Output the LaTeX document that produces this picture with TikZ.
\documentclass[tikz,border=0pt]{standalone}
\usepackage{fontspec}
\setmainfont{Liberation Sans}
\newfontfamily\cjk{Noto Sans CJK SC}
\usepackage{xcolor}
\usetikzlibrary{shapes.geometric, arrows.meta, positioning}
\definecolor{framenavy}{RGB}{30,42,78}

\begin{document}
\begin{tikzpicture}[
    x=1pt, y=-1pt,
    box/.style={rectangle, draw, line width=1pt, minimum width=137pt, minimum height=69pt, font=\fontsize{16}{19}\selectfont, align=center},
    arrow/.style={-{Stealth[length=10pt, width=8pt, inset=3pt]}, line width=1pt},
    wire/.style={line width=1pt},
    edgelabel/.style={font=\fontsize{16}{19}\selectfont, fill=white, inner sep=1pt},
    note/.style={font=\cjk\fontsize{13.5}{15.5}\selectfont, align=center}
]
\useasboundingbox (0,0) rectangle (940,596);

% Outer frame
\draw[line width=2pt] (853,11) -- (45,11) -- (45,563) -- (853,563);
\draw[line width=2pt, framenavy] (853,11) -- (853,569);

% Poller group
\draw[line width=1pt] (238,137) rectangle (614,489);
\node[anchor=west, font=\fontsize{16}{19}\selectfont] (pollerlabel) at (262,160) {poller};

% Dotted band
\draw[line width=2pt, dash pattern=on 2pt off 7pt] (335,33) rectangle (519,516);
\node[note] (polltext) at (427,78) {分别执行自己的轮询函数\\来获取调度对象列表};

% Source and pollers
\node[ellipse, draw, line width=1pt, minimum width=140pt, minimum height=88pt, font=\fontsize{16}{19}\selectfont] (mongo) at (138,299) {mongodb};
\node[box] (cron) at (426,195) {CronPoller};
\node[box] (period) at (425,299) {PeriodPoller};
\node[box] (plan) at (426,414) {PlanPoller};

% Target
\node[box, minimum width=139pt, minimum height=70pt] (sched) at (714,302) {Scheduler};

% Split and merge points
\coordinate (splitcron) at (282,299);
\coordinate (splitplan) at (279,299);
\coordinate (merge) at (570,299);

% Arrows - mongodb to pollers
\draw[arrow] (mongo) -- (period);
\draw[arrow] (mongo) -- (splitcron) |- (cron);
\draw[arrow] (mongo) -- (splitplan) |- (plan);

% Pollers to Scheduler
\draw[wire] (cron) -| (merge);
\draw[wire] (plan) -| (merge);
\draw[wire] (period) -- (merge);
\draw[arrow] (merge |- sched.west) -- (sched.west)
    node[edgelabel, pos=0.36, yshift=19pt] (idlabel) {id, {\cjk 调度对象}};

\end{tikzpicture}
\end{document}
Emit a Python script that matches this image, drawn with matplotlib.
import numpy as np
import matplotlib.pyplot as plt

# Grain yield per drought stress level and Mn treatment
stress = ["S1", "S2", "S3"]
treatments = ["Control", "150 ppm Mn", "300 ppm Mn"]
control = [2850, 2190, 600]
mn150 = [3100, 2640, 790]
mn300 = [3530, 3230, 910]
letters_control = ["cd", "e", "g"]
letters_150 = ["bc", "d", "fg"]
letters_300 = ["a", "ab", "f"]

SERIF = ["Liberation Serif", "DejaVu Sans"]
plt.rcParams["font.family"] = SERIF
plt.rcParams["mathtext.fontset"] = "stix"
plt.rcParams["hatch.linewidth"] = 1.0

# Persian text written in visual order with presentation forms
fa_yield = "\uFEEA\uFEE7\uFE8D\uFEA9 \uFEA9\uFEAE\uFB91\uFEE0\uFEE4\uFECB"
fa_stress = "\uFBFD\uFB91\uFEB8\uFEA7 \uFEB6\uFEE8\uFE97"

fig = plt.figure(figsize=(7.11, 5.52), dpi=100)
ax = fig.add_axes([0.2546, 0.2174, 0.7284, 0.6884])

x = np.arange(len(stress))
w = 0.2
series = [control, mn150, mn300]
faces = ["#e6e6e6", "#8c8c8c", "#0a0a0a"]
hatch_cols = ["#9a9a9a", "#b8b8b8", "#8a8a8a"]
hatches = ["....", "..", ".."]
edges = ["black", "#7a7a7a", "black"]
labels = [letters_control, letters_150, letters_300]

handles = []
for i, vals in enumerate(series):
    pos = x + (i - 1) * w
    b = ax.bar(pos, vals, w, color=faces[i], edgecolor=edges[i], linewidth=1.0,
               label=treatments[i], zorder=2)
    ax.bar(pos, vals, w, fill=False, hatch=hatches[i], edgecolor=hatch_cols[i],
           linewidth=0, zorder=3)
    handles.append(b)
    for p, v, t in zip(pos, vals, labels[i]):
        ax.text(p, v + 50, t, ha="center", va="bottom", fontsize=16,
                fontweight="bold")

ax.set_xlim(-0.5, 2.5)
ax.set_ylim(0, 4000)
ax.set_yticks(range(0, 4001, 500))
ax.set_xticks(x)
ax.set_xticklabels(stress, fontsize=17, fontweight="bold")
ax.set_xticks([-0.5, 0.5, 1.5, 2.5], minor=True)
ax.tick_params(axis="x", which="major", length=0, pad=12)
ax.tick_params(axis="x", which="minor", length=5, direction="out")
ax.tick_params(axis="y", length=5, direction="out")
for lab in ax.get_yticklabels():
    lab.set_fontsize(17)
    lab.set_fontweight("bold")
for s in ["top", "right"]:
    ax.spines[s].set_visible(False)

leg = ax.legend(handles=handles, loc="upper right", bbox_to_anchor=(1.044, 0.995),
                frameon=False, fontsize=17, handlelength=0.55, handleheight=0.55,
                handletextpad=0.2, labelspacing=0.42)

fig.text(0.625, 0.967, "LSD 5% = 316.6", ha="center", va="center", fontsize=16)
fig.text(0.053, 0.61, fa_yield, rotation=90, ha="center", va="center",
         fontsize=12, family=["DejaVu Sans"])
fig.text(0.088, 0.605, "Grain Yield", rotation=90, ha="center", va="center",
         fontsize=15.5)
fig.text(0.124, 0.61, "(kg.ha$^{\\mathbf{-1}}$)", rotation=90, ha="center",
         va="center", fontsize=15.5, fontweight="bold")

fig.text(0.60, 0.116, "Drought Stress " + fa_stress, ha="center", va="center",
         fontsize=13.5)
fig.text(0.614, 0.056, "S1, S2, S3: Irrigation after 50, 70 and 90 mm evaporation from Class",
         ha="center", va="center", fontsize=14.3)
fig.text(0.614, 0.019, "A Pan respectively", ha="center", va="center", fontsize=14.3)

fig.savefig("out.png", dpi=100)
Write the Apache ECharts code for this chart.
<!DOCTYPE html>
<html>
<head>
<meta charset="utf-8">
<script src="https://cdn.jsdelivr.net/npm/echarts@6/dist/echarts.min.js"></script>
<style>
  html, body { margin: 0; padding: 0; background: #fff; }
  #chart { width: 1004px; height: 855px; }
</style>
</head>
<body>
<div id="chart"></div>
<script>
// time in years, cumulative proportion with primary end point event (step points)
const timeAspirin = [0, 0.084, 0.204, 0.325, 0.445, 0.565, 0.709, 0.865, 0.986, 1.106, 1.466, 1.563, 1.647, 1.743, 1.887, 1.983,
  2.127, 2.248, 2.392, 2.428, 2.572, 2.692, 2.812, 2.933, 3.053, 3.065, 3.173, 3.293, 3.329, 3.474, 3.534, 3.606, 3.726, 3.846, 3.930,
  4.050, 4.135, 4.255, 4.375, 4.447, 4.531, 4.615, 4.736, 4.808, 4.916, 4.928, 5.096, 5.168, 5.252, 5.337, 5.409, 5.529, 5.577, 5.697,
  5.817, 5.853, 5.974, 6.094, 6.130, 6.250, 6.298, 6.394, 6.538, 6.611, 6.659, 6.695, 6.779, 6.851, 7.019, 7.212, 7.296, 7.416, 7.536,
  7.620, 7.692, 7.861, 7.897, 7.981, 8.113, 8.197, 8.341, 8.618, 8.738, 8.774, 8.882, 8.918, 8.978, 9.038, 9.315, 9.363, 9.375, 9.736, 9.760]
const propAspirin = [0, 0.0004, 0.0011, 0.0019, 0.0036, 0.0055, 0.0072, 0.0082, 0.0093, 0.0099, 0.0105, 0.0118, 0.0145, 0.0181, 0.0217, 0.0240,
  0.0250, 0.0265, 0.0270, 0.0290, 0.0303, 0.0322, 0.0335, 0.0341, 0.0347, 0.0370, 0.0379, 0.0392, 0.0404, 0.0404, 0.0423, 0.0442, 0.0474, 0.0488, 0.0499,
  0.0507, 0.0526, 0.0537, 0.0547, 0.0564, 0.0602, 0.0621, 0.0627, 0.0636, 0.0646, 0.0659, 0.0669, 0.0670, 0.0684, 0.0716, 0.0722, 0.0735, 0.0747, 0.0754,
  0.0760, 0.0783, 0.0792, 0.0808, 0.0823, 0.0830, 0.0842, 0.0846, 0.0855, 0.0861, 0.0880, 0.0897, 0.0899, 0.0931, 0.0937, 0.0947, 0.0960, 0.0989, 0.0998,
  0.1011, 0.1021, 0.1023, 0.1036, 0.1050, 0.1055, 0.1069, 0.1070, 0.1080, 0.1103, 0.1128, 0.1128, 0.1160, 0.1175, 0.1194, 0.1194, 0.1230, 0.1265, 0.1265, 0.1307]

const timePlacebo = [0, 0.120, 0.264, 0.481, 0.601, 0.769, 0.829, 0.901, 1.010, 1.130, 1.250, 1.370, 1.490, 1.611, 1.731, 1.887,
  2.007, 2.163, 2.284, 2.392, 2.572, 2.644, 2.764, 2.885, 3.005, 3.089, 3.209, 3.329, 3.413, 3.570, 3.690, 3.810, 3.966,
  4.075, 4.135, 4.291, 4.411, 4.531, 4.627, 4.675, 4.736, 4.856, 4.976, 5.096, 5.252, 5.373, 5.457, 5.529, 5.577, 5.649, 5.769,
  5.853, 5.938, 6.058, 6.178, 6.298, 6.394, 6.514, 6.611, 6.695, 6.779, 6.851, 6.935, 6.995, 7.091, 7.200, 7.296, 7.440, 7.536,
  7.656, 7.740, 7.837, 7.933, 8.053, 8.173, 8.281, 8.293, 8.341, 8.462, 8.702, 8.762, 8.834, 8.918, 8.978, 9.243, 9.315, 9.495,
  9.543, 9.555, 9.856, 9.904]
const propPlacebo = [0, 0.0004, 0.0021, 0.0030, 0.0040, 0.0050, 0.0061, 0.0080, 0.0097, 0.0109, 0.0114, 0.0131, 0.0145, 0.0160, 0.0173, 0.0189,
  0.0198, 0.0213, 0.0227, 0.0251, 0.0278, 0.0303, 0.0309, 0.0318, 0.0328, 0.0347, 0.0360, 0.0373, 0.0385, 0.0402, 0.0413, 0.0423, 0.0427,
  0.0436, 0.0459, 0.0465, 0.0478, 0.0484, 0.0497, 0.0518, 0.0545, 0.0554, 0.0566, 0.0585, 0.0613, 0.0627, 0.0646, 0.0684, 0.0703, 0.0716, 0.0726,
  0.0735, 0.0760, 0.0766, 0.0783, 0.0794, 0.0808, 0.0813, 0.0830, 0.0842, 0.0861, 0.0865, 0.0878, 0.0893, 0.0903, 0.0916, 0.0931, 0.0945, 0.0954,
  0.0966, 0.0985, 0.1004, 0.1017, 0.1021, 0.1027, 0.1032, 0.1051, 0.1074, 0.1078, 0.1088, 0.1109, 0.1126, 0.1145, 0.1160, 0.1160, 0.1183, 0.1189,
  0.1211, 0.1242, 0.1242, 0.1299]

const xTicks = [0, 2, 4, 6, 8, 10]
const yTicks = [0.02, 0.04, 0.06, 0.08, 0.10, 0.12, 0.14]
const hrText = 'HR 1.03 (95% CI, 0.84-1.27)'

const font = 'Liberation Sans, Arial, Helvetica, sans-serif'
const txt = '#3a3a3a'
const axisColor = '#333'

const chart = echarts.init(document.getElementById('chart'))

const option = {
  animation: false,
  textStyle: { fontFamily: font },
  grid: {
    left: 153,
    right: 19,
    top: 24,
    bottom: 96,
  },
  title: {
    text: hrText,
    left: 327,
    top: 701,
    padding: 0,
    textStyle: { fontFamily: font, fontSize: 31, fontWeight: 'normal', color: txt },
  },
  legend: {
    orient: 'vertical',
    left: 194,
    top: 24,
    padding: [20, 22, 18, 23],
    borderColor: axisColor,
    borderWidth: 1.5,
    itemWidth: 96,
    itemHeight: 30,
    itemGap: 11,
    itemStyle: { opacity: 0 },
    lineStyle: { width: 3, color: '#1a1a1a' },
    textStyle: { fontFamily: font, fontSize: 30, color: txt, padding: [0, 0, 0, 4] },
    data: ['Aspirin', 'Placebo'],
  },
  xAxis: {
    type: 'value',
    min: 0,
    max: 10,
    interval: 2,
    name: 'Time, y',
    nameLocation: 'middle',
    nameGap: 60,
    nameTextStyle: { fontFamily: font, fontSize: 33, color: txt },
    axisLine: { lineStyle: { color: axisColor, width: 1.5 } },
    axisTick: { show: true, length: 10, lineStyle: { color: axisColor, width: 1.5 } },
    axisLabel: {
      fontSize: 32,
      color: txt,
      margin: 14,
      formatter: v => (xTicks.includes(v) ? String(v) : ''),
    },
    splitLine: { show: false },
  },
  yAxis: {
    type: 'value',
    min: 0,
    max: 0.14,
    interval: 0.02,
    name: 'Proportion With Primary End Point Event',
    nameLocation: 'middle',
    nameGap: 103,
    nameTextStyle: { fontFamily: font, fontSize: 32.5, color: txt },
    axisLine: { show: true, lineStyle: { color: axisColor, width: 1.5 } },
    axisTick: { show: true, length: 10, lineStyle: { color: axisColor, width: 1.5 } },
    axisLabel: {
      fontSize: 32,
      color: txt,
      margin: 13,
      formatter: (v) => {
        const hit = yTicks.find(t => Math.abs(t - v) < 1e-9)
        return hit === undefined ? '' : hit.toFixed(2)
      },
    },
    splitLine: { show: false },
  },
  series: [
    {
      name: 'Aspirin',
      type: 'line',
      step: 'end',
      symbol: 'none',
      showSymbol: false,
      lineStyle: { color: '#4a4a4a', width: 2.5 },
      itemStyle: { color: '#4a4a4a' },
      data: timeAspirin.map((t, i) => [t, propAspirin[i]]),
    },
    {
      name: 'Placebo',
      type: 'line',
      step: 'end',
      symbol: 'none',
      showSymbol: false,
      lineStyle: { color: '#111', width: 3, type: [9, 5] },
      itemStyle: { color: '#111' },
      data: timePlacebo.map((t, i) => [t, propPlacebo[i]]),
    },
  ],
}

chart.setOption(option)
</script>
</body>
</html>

What to produce: Your task is to retype the entries verbatim, starting with the line that holds "Emit a Python" and stopping after the line that holds "import matplotlib.pyplot as plt".

Written response:
Emit a Python script that matches this image, drawn with matplotlib.
import numpy as np
import matplotlib.pyplot as plt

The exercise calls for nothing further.